Author: Elea Ensley
Academic Year: 2013-14
Description: Countless minority children grow up in low-income households below the poverty line (United States Census Bureau, 2007). Families living in poverty face stress and trauma on a daily basis (Attar, Guerra, & Tolan, 1994). Toxic stress results from living with violence, abuse, malnutrition, and sleep interruptions, all common for families living in poverty (Attar, Guerra, & Tolan, 1994). Living with toxic stress and trauma can lead to a variety of consequences that show up negatively in the classroom for students living in poverty including poor academic achievement, misbehavior and mental health issues (Brockenborough, Cornell, & Lopper, 2002).
Many teachers do not understand the roots of students’ challenging behaviors nor do they know how to handle these behaviors, patterns that can diminish their capacity to create and sustain meaningful relationships with students (Connell & Wellborn, 1991). Teachers committed to socio-culturally responsive practice, social justice education and teaching with a commitment to an ethic of care, can reverse this cycle for many of these students (Howard, 2001). Caring student teacher relationships can lead to higher academic achievement and better behavior in school (Roberts, 2010).
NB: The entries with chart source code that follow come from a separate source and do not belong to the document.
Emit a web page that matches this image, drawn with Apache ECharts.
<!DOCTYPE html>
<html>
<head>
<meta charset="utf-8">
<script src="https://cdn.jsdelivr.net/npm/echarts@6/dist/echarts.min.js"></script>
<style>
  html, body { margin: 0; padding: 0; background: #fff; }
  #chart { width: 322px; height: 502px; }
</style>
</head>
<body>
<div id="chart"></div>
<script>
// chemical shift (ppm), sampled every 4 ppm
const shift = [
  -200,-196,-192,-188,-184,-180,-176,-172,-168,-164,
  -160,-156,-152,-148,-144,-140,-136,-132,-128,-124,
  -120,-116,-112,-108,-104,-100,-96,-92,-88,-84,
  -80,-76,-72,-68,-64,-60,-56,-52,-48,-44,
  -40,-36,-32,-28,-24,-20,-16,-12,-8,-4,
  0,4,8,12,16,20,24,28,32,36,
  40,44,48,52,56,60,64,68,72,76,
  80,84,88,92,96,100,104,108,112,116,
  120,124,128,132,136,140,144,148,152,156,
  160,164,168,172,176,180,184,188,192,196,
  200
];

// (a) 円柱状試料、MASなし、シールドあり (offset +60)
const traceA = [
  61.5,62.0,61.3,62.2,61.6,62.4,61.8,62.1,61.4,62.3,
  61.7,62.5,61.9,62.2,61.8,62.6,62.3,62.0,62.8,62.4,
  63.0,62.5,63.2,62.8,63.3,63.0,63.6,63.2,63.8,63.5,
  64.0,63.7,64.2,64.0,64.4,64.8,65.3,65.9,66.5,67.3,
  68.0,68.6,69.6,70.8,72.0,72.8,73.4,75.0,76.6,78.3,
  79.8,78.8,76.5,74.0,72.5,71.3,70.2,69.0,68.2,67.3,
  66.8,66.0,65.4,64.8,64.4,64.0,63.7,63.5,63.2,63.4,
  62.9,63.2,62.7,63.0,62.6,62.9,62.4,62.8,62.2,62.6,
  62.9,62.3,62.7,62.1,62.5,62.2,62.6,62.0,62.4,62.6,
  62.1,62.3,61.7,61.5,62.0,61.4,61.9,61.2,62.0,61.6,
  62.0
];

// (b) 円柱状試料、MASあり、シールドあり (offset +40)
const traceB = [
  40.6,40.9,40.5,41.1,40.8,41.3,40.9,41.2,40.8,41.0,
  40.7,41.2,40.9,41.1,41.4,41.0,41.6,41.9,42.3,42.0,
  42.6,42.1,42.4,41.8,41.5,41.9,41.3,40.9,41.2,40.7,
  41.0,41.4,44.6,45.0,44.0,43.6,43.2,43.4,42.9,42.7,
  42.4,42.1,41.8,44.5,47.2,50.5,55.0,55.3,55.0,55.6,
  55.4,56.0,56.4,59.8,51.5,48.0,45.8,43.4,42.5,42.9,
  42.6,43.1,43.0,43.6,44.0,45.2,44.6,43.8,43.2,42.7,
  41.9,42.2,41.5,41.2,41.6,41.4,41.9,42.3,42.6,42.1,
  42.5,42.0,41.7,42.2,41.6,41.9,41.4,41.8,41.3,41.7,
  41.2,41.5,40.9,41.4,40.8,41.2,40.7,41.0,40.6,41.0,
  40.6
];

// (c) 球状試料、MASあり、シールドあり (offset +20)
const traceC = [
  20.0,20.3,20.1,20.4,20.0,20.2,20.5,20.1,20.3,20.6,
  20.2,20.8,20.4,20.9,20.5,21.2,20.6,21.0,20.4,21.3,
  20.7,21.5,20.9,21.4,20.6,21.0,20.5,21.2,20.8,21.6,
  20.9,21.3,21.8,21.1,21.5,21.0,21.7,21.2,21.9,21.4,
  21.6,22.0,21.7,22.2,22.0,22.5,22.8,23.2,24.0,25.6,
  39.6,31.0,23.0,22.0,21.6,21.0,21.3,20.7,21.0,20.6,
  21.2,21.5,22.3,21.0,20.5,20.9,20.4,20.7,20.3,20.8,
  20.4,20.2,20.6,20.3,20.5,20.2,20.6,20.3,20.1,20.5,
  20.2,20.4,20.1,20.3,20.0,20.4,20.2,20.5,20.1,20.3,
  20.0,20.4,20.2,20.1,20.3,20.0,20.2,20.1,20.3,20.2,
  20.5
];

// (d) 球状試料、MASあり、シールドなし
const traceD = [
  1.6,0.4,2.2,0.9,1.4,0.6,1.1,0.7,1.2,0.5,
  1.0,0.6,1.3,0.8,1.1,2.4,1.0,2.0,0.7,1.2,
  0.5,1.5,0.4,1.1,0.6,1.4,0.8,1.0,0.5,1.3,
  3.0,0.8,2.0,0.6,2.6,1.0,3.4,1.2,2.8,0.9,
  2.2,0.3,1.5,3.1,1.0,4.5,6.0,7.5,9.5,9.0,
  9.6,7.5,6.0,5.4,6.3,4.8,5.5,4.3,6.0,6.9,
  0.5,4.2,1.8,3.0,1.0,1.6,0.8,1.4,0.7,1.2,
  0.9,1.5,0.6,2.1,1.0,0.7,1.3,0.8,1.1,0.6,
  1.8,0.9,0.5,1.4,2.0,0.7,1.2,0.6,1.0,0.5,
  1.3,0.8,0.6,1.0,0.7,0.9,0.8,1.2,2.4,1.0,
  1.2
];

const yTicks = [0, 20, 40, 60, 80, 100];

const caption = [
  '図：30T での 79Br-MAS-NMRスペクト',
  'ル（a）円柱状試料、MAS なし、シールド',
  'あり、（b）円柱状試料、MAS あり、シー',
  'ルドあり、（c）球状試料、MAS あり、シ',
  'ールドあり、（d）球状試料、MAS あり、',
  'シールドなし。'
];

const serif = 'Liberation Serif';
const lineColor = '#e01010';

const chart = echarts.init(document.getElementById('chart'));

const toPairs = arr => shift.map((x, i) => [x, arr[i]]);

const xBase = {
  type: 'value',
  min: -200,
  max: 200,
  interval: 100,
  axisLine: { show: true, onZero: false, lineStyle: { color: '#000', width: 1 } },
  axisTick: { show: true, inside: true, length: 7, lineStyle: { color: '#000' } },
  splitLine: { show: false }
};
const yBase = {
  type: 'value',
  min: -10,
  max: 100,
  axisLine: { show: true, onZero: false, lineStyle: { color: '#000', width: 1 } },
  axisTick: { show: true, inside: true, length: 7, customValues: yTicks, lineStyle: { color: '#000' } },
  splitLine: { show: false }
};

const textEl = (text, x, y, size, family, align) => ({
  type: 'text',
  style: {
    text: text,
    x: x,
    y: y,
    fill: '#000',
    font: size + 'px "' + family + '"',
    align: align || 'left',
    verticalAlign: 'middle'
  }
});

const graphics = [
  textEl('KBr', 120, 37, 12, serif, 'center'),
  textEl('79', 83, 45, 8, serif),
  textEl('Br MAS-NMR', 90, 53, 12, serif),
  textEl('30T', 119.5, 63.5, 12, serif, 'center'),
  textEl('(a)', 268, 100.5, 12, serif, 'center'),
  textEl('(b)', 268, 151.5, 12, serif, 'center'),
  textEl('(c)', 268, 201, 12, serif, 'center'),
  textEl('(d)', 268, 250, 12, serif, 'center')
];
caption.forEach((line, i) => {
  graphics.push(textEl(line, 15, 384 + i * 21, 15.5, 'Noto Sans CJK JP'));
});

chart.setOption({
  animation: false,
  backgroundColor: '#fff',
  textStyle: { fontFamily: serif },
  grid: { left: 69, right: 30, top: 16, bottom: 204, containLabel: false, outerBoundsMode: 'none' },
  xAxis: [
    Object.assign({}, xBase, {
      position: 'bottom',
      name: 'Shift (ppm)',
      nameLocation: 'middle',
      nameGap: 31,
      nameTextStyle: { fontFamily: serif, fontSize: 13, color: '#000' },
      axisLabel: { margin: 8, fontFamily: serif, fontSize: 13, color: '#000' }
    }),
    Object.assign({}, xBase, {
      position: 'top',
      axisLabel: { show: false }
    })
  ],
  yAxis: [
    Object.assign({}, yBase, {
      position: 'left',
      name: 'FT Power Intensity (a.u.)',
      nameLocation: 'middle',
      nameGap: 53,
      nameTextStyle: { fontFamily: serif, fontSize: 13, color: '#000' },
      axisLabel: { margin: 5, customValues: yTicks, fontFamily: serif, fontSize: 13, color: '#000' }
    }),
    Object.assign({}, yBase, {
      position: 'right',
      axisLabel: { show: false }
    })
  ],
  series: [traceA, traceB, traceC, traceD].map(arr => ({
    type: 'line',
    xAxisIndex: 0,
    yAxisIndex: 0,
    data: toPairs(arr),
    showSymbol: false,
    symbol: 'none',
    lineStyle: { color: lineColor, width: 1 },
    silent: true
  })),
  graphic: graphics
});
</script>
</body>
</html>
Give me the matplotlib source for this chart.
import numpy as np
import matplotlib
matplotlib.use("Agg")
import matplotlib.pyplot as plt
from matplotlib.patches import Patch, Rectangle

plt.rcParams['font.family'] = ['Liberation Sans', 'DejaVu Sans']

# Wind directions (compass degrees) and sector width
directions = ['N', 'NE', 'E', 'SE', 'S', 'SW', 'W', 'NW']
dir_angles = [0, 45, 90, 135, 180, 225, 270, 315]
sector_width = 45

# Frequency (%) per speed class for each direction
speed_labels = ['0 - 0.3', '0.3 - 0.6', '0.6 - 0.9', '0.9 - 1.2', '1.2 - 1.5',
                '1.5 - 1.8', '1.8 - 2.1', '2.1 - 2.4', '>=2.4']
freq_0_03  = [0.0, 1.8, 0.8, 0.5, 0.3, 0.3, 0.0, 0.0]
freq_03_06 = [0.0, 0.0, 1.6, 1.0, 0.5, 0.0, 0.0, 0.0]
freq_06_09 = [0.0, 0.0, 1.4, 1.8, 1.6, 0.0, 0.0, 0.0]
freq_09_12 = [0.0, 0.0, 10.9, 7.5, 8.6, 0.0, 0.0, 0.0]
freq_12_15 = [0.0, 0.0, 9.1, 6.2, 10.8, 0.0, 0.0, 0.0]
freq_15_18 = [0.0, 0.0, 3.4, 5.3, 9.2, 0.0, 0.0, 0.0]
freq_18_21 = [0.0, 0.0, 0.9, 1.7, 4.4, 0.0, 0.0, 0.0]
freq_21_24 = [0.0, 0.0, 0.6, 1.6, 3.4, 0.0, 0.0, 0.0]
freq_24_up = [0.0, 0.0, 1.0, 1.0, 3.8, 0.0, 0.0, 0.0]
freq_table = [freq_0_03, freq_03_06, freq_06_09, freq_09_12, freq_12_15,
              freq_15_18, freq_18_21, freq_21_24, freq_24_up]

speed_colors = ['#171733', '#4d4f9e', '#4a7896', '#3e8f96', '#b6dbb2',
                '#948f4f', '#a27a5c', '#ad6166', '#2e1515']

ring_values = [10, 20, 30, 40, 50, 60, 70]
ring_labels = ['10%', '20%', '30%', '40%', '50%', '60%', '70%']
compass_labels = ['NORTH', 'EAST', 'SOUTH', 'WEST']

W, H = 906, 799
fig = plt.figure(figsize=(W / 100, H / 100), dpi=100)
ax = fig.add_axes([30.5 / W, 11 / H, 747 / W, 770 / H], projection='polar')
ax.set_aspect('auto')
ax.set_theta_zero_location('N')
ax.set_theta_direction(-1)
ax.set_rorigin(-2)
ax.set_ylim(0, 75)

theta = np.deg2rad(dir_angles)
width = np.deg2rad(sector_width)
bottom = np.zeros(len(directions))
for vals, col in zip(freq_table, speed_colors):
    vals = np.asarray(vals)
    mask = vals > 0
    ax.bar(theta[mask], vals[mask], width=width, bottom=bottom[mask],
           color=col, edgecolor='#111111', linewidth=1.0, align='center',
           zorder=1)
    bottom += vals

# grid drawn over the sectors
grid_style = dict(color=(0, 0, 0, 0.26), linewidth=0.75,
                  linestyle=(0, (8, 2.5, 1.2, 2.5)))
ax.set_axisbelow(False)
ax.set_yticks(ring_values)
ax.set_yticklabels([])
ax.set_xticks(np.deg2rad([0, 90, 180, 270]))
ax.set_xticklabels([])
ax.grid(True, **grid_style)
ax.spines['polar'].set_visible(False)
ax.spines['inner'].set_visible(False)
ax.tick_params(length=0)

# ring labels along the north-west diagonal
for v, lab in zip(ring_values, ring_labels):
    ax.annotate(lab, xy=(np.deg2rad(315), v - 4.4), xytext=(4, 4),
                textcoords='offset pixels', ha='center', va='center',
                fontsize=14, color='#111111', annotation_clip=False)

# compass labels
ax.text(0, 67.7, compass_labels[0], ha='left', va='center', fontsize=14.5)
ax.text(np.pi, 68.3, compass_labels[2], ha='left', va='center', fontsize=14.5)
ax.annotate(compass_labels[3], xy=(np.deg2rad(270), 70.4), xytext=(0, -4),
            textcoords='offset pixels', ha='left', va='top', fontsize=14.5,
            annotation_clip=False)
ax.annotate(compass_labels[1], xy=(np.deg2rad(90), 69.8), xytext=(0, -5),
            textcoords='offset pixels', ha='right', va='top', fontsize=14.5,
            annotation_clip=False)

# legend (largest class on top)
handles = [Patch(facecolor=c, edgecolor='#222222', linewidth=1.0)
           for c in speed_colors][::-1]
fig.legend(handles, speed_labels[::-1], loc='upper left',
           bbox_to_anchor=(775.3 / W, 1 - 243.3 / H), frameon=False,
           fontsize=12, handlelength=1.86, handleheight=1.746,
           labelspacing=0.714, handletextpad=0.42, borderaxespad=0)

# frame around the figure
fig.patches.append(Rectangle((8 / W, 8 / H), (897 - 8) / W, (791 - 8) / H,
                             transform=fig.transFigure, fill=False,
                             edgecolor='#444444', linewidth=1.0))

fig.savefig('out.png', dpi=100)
African-American students are disproportionately represented in students who are suspended and expelled, in addition to being the population of students with the lowest reading and achievement rates (Slavin & Madden, 2006). I want to learn from a teacher who is successful in teaching low-income African-American students. Specifically, I would like to learn from a teacher who builds a classroom of caring students based on an ethic of care in order to inform my future teaching practice. I would like to observe a teacher whose approach to discipline is similar what we learned about in the TTS program at Mills College, inspired by the classrooms described in the books written by Marilyn Watson and Gloria Ladson-Billings. Further, I want to observe a teacher who is teaching in an economically distressed community where many of the children experience toxic stress and trauma, who works to understand what is underneath her students’ behavior and consistently bases her interactions with students on an ethic of care. My goal in observing, interviewing and learning from this teacher is to strengthen my own pedagogy, impact my educational philosophy and cause me to reflect on my past, current and future practice. I want my future students to feel cared for by an authentic teacher, so they can achieve to their full potential.